Rick, since your the smartest dude on the board and the best connected, ask Vito to ask Dodge why he hired Mendoza away from Flower Mound or Grand Prairie or somewhere because Mendoza gave Dodge fits (hell, Dodge said so in one of his very first press conferences, when he announced some of his staff) Common Rick, I know you have that press conference on tape somewhere.

It's a fact. Sorry Rick, I am wrong most of the time but not on this one. Its really amazing that when you have a typo, that you can't take it back. I wish I could be perfect like you Rick.

By the way, I want one of those fire lids. Any idea where I can get one? Seriously, when you pose with that lid, make your eagle claw and and your eagle claw smile for all those photos your in, it kind of gives me some hope to be on the VIP board with you.

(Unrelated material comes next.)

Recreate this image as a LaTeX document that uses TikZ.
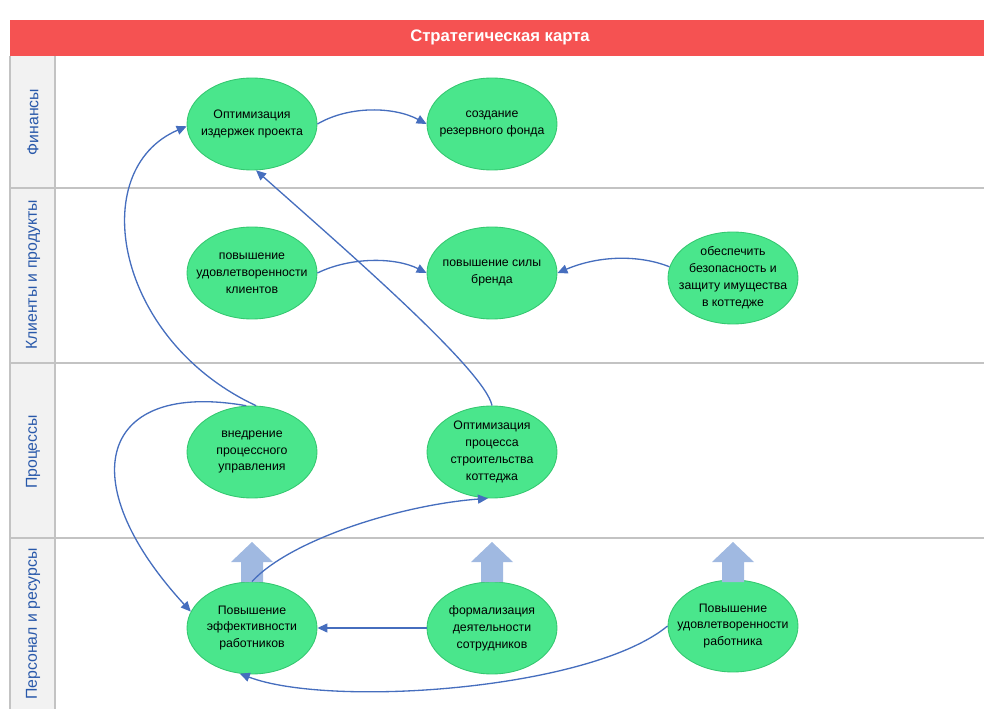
\documentclass[tikz,border=0pt]{standalone}
\usepackage{fontspec}
\setmainfont{Liberation Sans}
\usepackage{tikz}
\usetikzlibrary{shapes.geometric, arrows.meta, positioning}
\definecolor{headred}{RGB}{245, 82, 82}
\definecolor{lanegray}{RGB}{242, 242, 242}
\definecolor{sepgray}{RGB}{195, 195, 195}
\definecolor{laneblue}{RGB}{40, 88, 170}
\definecolor{goalgreen}{RGB}{74, 230, 140}
\definecolor{goaledge}{RGB}{52, 200, 112}
\definecolor{linkblue}{RGB}{70, 110, 190}
\definecolor{liftblue}{RGB}{160, 185, 225}

\tikzset{
  goal/.style={ellipse, draw=goaledge, fill=goalgreen, line width=0.5pt,
    minimum width=2.6cm, minimum height=1.84cm, inner xsep=-8pt, inner ysep=-4pt,
    align=center, font=\fontsize{7}{9.6}\selectfont},
  link/.style={draw=linkblue, line width=0.75pt, -{Triangle[length=2mm, width=1.8mm]}},
  lanelabel/.style={rotate=90, text=laneblue, font=\fontsize{9}{10}\selectfont},
  laneline/.style={draw=sepgray, line width=1.1pt}
}

\begin{document}
\begin{tikzpicture}[x=0.02cm, y=-0.02cm]
\useasboundingbox (0,0) rectangle (984,709);
% header and lane column
\fill[headred] (10,20) rectangle (984,56);
\node[text=white, font=\bfseries\fontsize{9.5}{11}\selectfont] (title) at (500,37) {Стратегическая карта};
\fill[lanegray] (10,56) rectangle (55,709);
\draw[sepgray, line width=0.6pt] (10,56) -- (10,709);
\draw[sepgray, line width=0.6pt] (55,56) -- (55,709);
\foreach \y in {188,363,538}
  \draw[laneline] (10,\y) -- (984,\y);
\node[lanelabel] (lfin) at (33,122) {Финансы};
\node[lanelabel] (lcli) at (33,275) {Клиенты и продукты};
\node[lanelabel] (lproc) at (33,452) {Процессы};
\node[lanelabel] (lpers) at (33,624) {Персонал и ресурсы};

% goals
\node[goal] (f1) at (252,124) {Оптимизация\\издержек проекта};
\node[goal] (f2) at (492,124) {создание\\резервного фонда};
\node[goal] (c1) at (252,273) {повышение\\удовлетворенности\\клиентов};
\node[goal] (c2) at (492,273) {повышение силы\\бренда};
\node[goal] (c3) at (733,278) {обеспечить\\безопасность и\\защиту имущества\\в коттедже};
\node[goal] (p1) at (252,452) {внедрение\\процессного\\управления};
\node[goal] (p2) at (492,452) {Оптимизация\\процесса\\строительства\\коттеджа};
\node[goal] (r1) at (252,628) {Повышение\\эффективности\\работников};
\node[goal] (r2) at (492,628) {формализация\\деятельности\\сотрудников};
\node[goal] (r3) at (733,626) {Повышение\\удовлетворенности\\работника};

% lift arrows
\foreach \x in {252,492,733}
  \fill[liftblue] (\x-21,562) -- (\x,542) -- (\x+21,562) -- (\x+11,562)
    -- (\x+11,582) -- (\x-11,582) -- (\x-11,562) -- cycle;

% links
\draw[link] (f1.east) .. controls (350,105) and (395,107) .. (f2.west);
\draw[link] (c1.east) .. controls (350,257) and (395,257) .. (c2.west);
\draw[link] (c3.170) .. controls (640,255) and (600,255) .. (c2.east);
\draw[link] (p1.85) .. controls (115,340) and (85,170) .. (f1.182);
\draw[link] (p2.north) .. controls (485,370) and (340,245) .. (f1.275);
\draw[link] (p1.97) .. controls (100,380) and (70,480) .. (r1.165);
\draw[link] (r1.north) .. controls (290,540) and (400,505) .. (p2.265);
\draw[link] (r2.west) -- (r1.east);
\draw[link] (r3.west) .. controls (590,690) and (330,708) .. (r1.255);
\end{tikzpicture}
\end{document}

Rick, stay off my ass, or you'll get me banned again. I just wish I could find that photo of you with Eagle claw look on your face. Please somebody help me find it.

Edited by Dodge2007
Posted

Just because Mendoza can shut down Dodge's offense doesn't mean that he can shut down anyone. It's already been proven 4 times. I really hope he gets it together and has an epiphany sometime this season, but using that as a reason for hiring him in the first place doesn't cut it in my book. I want a defense that can shut down more than just one type of offense. I really want a coach on our staff, particularly on the defensive side of the ball, with some skins on the wall.

Posted

As the defensive coordinator at Carroll the last three years, Mendoza’s squad ranked 20th in total defense in 2004, 10th in 2005 and third in 2006. He coached at least one all-state linebacker in each of his seven years with the Dragons, including Ben Hixson who currently plays at Baylor, Patrick Benoist who plays at Vanderbilt and Pete Fleps who plays at SMU. With a perfect 16-0 record in 2006, his defense allowed an average of just 11.2 points per game and the team’s margin of victory was 33.1 points per game.

I just got a crazy idea. I don't know if it has any merit but I'll throw it out to you guys anyway. Could it be that Mendoza had an unfair advantage at SLC in that the Dragon offense was so potent that other teams were busy trying to play catchup? Would forcing teams to deviate from a ball control mode to a score now mode increase the chance of mistakes and turnovers? At North Texas we haven't developed the offense fully yet so teams haven't had to overcome a healthy points lead like SLC's opposition did.

Posted

I just got a crazy idea. I don't know if it has any merit but I'll throw it out to you guys anyway. Could it be that Mendoza had an unfair advantage at SLC in that the Dragon offense was so potent that other teams were busy trying to play catchup? Would forcing teams to deviate from a ball control mode to a score now mode increase the chance of mistakes and turnovers? At North Texas we haven't developed the offense fully yet so teams haven't had to overcome a healthy points lead like SLC's opposition did.

I'm inclined to say no. In the 2 losses that we were ahead by 2 touchdowns early it didn't seem to help. Those teams stretched the field and scored at will on us anyway, and won.

If you want a good example of the phenomenon you are presenting I would tell you to look at the Dallas Cowboys this year. You'd have a very good argument with them.

Posted

So he shut down Dodge before either of them got to SLC, is that correct? Have you guys seen how bad some of Dodges teams were before he got to SLC. I do believe he can turn it around though, I mean his first year at SLC I think he went 9-5. That means he was 6-4 before going on a pretty good playoff run. Fourth round I believe.

Posted

So he shut down Dodge before either of them got to SLC, is that correct? Have you guys seen how bad some of Dodges teams were before he got to SLC. I do believe he can turn it around though, I mean his first year at SLC I think he went 9-5. That means he was 6-4 before going on a pretty good playoff run. Fourth round I believe.

Before SLC, Dodge took three different losing programs and made them .500 clubs by the second season.

Rick

Posted

Evyn (is anyone going to correct the spelling on this thread title?), at least has been spoken well of by the North Texas radio announcers for hitting hard (and making the tackle). Who else on defense fits that description?